Copy each line that contains the string "chart".

===== SUPPLIED MATERIAL =====

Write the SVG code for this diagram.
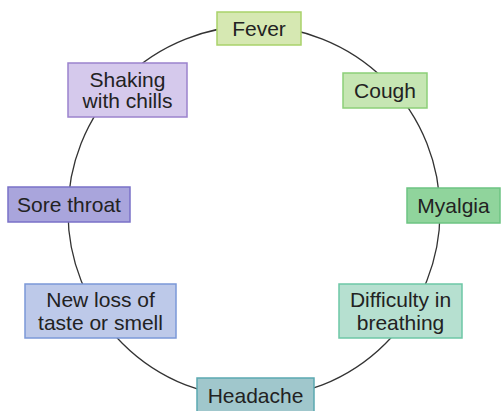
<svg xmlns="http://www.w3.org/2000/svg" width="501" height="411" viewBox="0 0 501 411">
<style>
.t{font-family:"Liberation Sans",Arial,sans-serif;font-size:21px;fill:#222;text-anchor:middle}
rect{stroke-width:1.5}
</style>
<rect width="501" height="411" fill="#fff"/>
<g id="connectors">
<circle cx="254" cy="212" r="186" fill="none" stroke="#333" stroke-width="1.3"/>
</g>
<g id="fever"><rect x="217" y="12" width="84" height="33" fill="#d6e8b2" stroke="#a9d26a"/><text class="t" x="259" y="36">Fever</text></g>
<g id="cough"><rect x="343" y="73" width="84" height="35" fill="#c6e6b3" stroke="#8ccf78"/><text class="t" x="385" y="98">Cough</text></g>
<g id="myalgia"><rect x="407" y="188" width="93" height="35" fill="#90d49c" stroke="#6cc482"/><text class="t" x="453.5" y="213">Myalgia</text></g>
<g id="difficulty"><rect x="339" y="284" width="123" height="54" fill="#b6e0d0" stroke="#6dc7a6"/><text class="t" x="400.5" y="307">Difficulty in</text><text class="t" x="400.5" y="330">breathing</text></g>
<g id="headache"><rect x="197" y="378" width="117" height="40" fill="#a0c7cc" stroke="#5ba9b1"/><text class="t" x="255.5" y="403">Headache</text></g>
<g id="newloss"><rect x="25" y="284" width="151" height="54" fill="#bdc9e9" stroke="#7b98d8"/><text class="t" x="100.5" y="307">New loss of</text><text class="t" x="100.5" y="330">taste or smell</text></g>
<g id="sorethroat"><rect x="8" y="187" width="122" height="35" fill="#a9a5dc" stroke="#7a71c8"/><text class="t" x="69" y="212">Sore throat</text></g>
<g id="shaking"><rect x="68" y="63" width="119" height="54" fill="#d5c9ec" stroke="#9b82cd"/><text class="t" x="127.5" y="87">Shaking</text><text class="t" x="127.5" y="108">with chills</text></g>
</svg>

=====
===== SUPPLIED MATERIAL =====

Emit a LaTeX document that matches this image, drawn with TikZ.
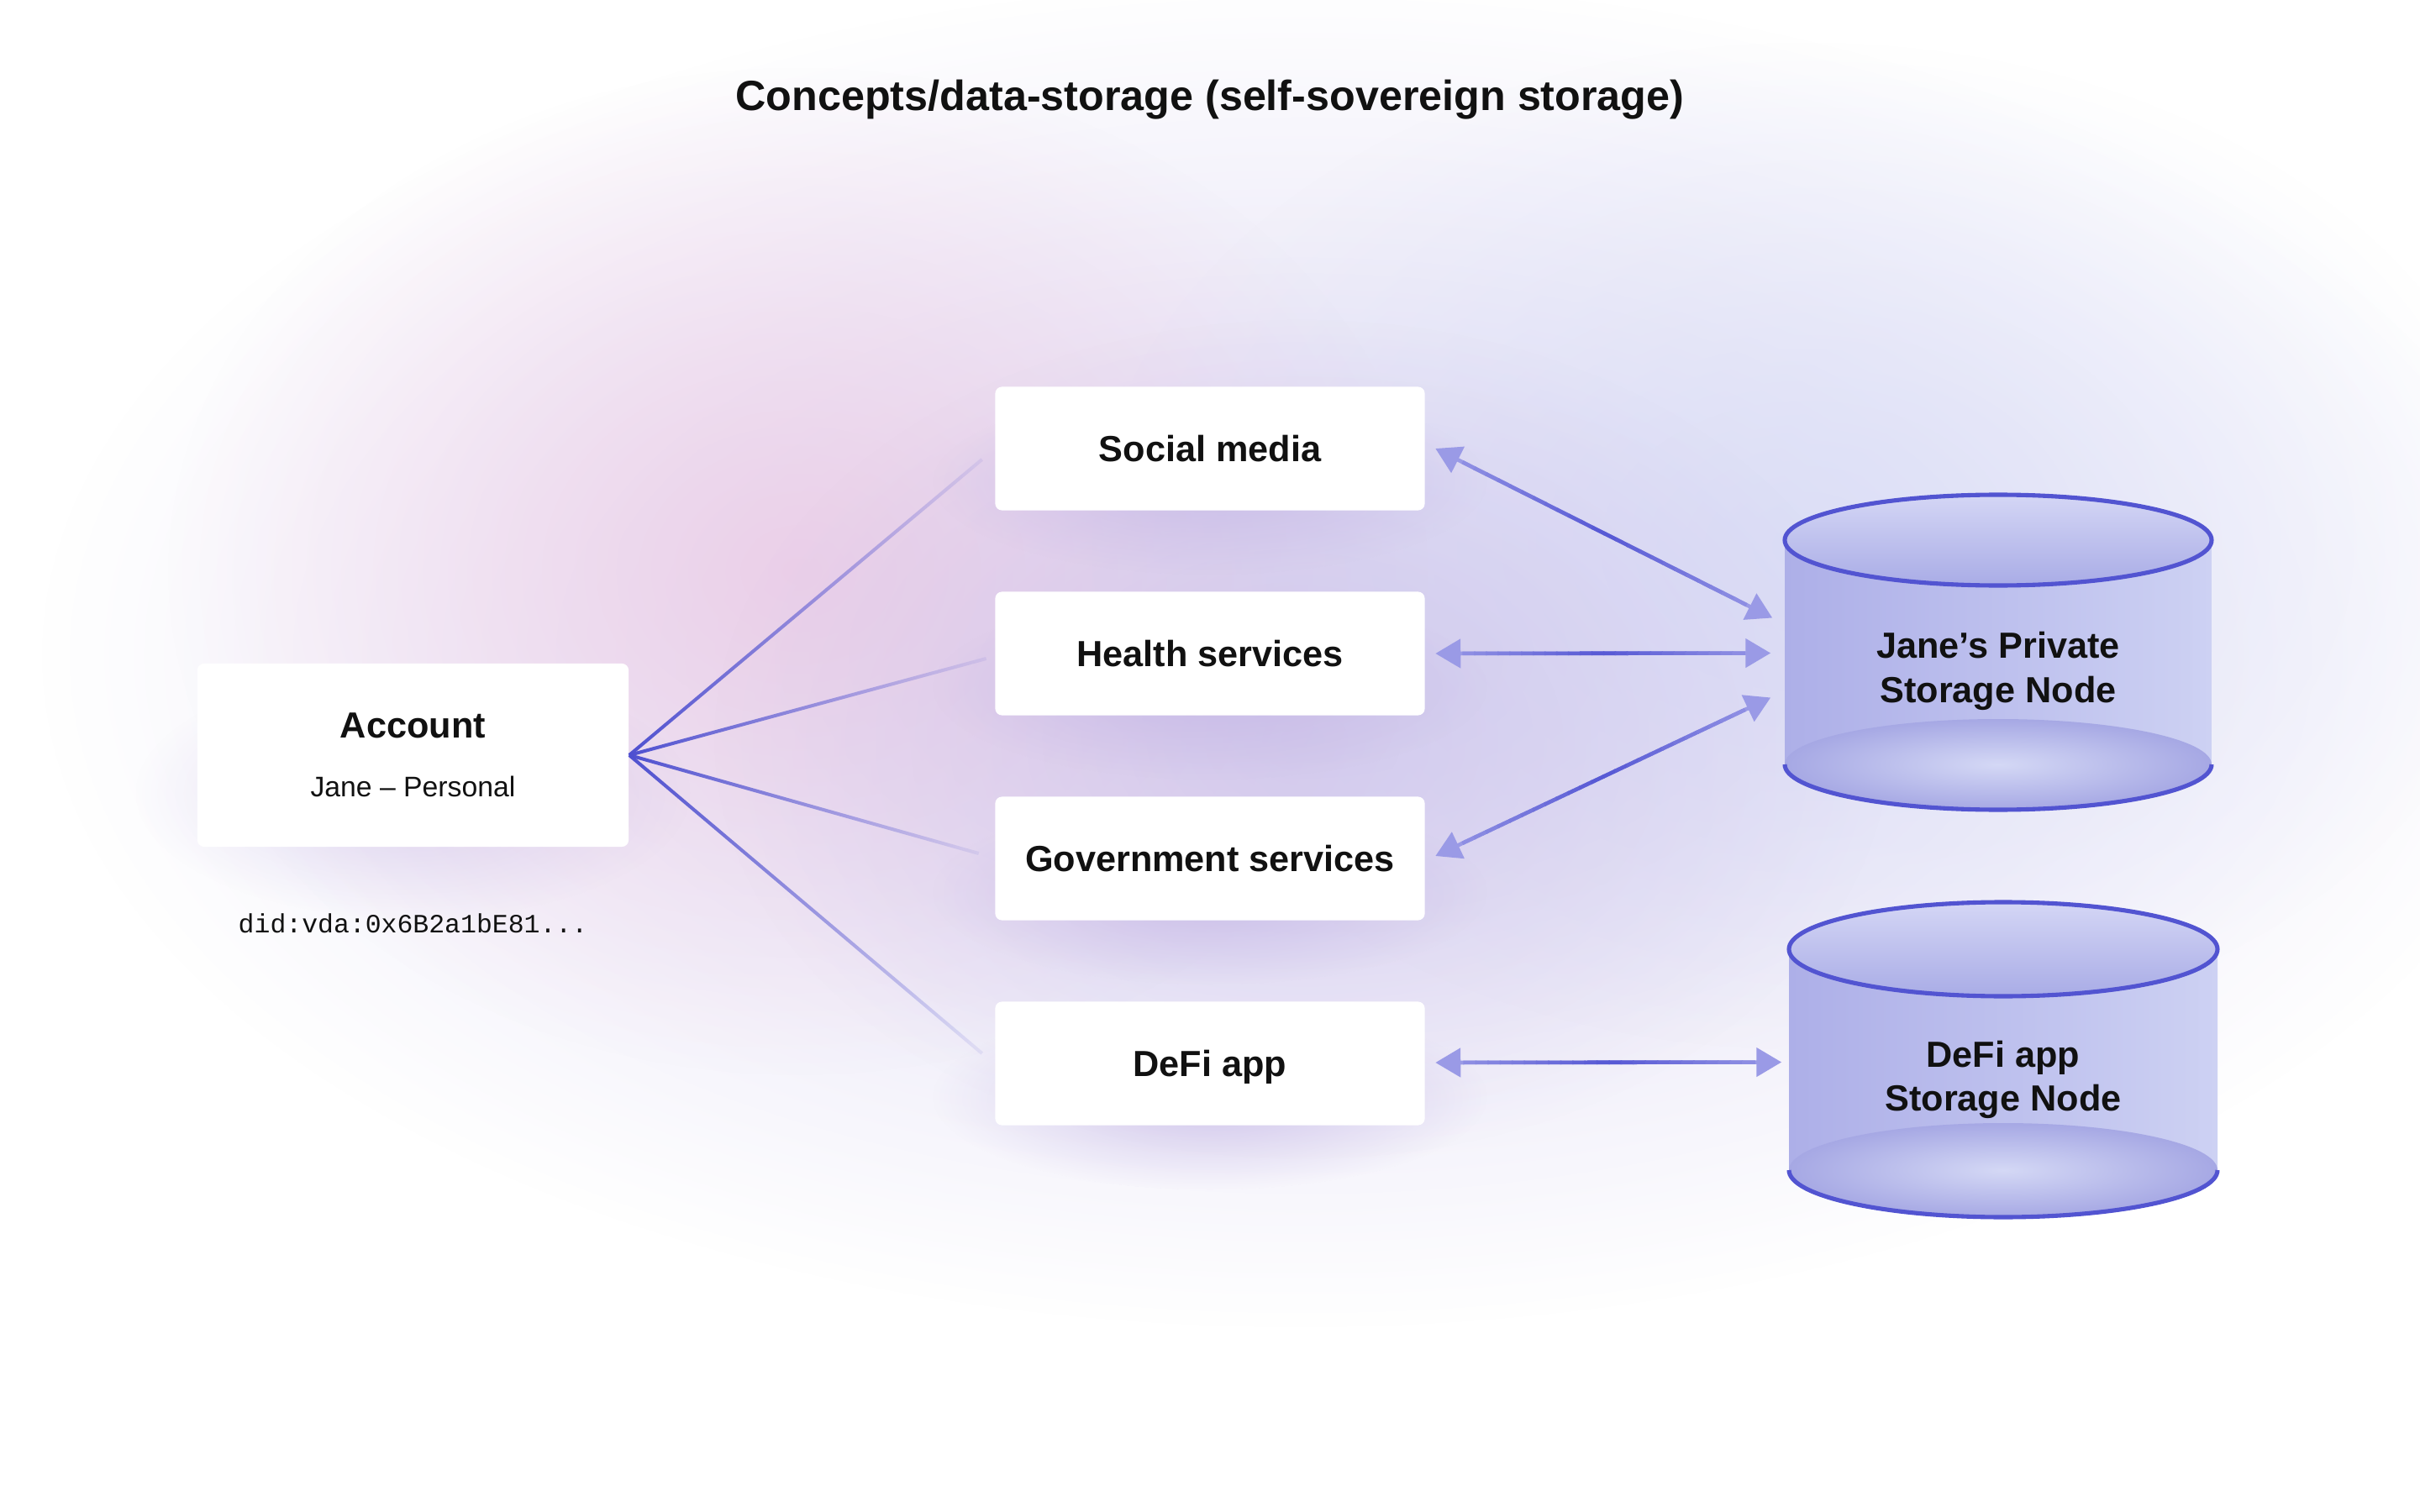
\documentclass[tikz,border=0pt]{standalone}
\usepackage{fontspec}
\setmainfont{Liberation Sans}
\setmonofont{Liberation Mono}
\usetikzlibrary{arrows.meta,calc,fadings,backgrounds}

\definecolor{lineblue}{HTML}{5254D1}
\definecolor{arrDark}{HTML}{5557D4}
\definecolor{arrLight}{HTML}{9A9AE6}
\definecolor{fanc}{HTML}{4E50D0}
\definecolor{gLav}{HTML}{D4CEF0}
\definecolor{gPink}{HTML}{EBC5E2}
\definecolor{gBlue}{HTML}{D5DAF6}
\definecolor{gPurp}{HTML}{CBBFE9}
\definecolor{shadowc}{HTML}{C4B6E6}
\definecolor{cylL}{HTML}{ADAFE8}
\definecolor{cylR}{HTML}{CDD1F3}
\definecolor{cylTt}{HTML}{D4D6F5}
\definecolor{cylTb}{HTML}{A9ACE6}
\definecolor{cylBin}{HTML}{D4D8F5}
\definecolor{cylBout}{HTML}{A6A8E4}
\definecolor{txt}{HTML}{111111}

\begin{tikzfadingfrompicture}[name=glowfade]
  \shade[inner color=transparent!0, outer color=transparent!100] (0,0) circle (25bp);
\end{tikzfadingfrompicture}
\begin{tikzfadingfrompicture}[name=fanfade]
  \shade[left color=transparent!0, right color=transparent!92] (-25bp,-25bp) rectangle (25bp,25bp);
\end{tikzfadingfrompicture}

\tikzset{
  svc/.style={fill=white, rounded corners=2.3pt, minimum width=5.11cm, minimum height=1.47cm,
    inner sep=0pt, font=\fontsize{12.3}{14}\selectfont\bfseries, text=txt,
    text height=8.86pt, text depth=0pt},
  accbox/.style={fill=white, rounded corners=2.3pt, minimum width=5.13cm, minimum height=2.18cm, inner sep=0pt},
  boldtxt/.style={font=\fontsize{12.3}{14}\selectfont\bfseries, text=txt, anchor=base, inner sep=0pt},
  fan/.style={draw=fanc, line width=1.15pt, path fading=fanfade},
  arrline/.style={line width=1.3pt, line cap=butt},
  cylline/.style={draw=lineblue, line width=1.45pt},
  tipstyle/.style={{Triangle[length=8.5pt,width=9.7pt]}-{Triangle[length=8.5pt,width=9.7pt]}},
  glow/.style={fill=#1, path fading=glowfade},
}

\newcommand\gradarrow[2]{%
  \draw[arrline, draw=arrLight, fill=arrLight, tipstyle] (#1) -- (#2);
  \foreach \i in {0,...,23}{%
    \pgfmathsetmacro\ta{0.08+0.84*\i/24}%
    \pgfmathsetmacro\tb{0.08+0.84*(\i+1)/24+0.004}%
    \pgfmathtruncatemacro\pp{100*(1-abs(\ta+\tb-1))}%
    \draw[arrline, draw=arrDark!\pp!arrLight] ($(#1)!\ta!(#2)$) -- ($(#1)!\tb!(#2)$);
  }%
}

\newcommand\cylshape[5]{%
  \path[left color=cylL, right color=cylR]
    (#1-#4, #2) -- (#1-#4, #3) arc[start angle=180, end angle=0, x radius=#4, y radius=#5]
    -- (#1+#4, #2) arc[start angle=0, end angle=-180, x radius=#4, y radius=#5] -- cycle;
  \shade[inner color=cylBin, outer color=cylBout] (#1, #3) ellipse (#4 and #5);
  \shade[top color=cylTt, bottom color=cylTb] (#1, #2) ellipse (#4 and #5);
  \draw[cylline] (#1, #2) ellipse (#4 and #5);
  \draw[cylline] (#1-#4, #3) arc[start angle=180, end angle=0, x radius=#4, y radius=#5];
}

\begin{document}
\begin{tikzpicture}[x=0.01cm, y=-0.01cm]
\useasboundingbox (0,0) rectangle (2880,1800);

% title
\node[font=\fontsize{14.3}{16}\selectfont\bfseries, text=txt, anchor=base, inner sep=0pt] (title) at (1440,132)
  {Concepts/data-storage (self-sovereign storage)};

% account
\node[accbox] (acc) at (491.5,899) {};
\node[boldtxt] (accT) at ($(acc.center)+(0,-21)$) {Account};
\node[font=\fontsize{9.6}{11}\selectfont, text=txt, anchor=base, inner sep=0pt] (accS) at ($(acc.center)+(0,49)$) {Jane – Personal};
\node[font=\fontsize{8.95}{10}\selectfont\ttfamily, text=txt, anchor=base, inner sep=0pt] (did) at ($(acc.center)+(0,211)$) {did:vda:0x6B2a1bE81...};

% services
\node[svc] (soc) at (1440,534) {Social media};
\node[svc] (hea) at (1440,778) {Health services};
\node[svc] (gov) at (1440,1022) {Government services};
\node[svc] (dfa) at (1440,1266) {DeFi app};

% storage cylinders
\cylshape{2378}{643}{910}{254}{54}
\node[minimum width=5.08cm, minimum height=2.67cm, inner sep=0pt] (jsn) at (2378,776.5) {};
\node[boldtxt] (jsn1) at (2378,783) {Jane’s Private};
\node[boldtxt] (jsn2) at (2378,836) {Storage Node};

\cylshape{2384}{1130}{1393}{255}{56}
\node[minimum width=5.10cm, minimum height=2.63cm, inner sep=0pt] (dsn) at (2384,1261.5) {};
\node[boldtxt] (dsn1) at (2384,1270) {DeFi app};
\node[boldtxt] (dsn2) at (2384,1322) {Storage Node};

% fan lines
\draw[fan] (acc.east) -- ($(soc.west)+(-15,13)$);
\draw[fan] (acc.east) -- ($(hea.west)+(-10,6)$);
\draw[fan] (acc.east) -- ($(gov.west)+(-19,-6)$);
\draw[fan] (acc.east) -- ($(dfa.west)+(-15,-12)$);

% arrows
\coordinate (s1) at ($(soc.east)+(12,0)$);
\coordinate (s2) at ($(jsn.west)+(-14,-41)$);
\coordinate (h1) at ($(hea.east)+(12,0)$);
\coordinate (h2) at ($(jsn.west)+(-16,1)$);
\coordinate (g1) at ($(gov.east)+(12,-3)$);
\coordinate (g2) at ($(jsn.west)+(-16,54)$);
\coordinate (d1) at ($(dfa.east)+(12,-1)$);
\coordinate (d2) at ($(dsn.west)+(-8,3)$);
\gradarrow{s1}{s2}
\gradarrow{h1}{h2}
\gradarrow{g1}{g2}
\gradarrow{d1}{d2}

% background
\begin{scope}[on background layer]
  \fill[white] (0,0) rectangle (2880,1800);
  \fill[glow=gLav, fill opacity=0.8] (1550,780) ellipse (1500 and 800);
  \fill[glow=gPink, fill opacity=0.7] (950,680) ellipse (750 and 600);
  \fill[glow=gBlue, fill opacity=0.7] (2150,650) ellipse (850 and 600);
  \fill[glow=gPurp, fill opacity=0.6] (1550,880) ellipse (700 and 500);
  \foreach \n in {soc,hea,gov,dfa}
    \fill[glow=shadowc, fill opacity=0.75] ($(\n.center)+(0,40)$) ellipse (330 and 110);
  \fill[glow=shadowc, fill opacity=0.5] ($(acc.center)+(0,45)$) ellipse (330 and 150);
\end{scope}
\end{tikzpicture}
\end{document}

=====
===== SUPPLIED MATERIAL =====

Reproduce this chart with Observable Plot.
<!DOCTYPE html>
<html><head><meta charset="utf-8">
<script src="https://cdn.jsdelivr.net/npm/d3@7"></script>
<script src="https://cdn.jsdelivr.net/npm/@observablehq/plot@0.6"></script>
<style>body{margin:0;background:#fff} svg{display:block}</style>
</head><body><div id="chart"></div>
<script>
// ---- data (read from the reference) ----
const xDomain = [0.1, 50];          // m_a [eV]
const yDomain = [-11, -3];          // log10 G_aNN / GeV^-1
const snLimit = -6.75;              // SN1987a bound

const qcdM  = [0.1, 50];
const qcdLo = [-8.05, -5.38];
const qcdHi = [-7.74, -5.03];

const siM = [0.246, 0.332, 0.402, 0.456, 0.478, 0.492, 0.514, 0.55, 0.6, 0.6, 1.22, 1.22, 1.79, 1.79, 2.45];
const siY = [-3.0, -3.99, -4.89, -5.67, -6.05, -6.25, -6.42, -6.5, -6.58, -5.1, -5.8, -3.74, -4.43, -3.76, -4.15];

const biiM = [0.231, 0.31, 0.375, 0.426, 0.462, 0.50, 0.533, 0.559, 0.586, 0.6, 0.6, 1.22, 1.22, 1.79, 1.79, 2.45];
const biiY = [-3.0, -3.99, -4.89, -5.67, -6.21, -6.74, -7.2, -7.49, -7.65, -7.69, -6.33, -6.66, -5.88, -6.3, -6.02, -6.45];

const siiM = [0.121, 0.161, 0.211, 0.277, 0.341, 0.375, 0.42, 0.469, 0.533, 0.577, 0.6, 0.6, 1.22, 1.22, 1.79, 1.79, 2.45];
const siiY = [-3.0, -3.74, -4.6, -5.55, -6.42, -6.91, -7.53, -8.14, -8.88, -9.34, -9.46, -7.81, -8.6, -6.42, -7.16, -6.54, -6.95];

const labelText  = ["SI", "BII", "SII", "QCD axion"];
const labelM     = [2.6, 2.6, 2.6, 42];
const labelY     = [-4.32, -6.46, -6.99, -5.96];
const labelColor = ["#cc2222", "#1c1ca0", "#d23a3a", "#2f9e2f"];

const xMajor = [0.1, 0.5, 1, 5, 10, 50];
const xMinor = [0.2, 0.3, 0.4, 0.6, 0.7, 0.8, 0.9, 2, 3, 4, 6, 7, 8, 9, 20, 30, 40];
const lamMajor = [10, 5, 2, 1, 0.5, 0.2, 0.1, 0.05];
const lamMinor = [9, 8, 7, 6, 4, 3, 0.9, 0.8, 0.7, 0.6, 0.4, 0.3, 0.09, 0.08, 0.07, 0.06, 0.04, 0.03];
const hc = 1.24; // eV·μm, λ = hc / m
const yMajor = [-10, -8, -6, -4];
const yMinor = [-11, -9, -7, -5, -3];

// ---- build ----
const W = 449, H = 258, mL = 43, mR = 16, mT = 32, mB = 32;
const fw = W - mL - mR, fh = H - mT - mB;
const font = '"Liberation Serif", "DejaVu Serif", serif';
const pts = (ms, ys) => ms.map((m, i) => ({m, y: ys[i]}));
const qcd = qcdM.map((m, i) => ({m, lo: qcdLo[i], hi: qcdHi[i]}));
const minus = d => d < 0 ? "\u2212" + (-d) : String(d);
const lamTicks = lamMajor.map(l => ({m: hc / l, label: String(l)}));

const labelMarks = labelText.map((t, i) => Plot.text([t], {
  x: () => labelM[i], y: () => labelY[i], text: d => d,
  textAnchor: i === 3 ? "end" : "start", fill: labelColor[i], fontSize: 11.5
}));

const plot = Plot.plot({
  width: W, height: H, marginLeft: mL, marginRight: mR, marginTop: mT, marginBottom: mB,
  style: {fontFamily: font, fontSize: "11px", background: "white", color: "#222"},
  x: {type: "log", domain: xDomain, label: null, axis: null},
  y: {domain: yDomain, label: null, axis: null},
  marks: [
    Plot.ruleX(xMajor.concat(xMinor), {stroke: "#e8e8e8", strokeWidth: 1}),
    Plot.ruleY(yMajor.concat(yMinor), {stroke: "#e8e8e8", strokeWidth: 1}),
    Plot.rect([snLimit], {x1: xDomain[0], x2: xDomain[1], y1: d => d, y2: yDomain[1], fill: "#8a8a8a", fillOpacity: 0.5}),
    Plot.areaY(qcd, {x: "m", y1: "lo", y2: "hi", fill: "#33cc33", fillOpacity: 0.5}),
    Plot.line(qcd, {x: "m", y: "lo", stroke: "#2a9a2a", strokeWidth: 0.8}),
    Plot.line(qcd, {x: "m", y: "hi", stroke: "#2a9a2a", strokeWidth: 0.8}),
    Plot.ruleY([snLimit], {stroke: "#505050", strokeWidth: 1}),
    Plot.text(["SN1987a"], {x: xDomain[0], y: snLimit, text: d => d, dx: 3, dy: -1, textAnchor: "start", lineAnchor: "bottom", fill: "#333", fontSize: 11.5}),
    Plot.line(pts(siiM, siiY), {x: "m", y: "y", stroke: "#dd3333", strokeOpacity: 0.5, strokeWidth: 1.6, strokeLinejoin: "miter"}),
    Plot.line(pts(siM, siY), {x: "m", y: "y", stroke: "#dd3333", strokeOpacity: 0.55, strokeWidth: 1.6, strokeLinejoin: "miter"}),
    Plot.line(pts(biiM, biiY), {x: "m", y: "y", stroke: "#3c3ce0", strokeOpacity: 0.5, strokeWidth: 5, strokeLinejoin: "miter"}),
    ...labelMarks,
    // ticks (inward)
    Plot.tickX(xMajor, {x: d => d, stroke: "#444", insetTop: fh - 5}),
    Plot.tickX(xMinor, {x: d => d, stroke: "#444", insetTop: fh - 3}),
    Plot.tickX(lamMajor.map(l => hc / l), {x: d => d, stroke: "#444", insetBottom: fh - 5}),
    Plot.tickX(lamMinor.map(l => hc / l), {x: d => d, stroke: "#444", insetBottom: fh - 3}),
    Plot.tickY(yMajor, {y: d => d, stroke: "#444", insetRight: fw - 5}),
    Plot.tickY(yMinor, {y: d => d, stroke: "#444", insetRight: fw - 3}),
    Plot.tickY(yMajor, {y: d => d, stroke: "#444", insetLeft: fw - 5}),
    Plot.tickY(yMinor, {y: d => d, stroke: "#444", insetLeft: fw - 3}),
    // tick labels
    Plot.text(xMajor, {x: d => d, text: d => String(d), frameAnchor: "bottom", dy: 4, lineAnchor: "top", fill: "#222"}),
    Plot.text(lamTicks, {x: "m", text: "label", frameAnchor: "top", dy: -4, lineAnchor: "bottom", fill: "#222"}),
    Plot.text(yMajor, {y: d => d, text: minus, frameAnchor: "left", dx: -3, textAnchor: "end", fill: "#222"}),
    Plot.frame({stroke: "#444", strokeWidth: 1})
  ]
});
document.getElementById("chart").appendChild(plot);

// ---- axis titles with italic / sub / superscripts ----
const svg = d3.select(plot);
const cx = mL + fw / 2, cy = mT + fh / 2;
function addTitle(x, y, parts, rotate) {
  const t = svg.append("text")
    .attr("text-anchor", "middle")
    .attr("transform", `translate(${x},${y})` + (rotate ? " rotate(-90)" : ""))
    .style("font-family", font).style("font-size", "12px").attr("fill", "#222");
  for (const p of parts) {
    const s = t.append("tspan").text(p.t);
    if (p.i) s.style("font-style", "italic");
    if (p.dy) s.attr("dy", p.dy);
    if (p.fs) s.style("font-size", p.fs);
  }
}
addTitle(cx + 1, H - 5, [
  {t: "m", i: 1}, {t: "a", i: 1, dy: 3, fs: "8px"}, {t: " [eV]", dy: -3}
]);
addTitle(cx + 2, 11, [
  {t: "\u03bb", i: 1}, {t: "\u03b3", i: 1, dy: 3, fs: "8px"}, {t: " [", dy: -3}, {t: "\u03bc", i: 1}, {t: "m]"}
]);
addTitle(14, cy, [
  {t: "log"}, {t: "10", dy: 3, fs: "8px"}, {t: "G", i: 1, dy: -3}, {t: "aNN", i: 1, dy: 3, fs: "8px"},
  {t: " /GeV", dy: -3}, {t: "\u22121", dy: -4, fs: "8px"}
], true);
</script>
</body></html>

=====

SOLUTION FOR THIS EXERCISE:
Reproduce this chart with Observable Plot.
</head><body><div id="chart"></div>
document.getElementById("chart").appendChild(plot);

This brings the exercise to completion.